Can’t Push Someone Up the Ladder
Here we are again, and I’m so glad to be with you. This quote by Andrew Carnegie really struck me because it reminded me of some things: “You can’t push someone up a ladder unless they’re willing to climb a little.”
It got me thinking about times in my life—both as a leader and just as a person, and sometimes even as a parent. How many of you have ever wanted something for someone else more than they wanted it for themselves? Have you ever run into a situation where you went out of your way and sacrificed a ton for another person, only for them to fail? Have you ever wanted something so badly for someone that you thought you would show them how to do it, but they had no interest or internal drive to accomplish it?
One such situation I experienced involved a young man who lived with Karen and me for a period of time. He was renting from us, and we were doing it more as a favor to him. He was working within a church where we were also involved, and since we were both young, we took him under our wing. I wanted so badly to see him succeed. He had a lot of capabilities and talents, but he didn’t have much drive. We helped him find a job, but it didn’t work out. Despite many attempts to support him, he just wasn’t willing to put forth the effort.
He fell behind on rent, and while the money itself wasn’t the issue, I was so invested in helping him that I found myself doing all the work. I even helped him get a paper route. Yes, we were paper boys, driving my van and getting up at 2 AM to deliver newspapers. But he wasn’t truly in it. I ended up making the extra money to cover his rent, but in reality, I did all the work. He continued to fail because I wanted it more than he did. I wanted to help him, but I couldn’t because he wasn’t willing to climb even a little.
Andrew Carnegie’s statement is very true. “You can’t push someone up a ladder unless they’re willing to climb a little.” I can want someone to succeed with all my heart.
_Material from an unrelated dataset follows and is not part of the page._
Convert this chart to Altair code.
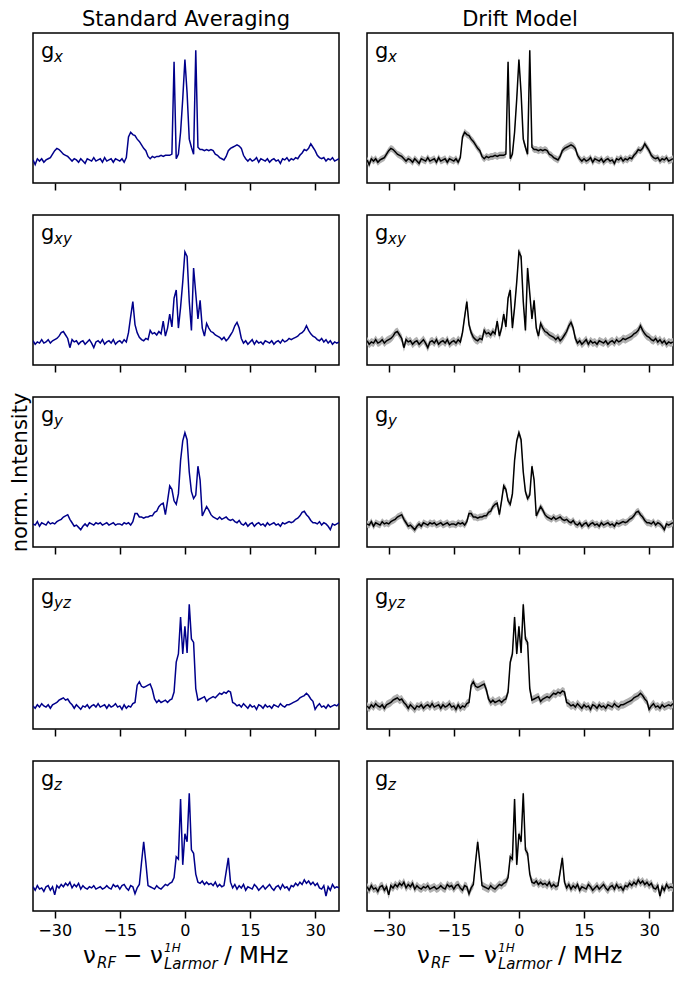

I can put forth all the effort I have, but at the end of the day, I will never be able to push them high enough if they are not willing to climb a little themselves.
I’m not saying people are lazy. There are many different reasons why someone may struggle, including this young man. Maybe part of it was my willingness to take on too much. Some people will let you do all the work if you’re willing, and they’ll say thank you, but they won’t latch onto that work ethic themselves. Sometimes, people need the pain of struggle to motivate them. Some never get it, and that’s a tough reality to accept.
I don’t know where you’re at today. I’d like to think we’re motivating you, giving you good leadership and examples of what to do and why to do it. Core values matter, and knowing that nothing less will do is an important quality in life. But if you’re not willing to climb a little, none of it will help you.
If you’re dealing with someone right now—maybe a loved one, a younger sibling, or a friend—where you’re doing all the work and growing frustrated, sometimes you have to let them fail. Sometimes, you have to stop yourself. Carrying someone else up a ladder gets really heavy. Instead, just start climbing yourself. Maybe your success will draw them in, and they’ll start to take notice. You can love, support, and encourage, but you can’t do it all for them. They have to start climbing themselves.
I don’t know if I’m speaking truth to anyone right now, but if you’ve experienced this, maybe you’ve learned faster than I did. I’ve made this mistake a few times, even here at Northwest Enforcement, where I wanted it more than the other team member. I sacrificed so much, did extra work for an individual who wasn’t willing to climb, and in the end, they’re no longer here. But I got the wrinkles, the bad back, the sore muscles—because they weren’t willing to climb. That’s just a fact of life.
As you go through the rest of this week and this year, if you’re pushing someone up a hill, pushing them up the ladder, and they’re not willing to climb, you may need to reevaluate your position in that relationship. You don’t want to do all the heavy lifting and end up hurting yourself emotionally, physically, or spiritually. Recognize those things.
I hope this wasn’t too deep for you. It’s just something that resonated with me when I read it. It brought back a lot of memories and tough lessons I’ve had to learn. I can’t push someone else up a ladder if they’re not willing to climb.
God bless you all. Have a wonderful week. Remember—let’s be valuable. Nothing less will do.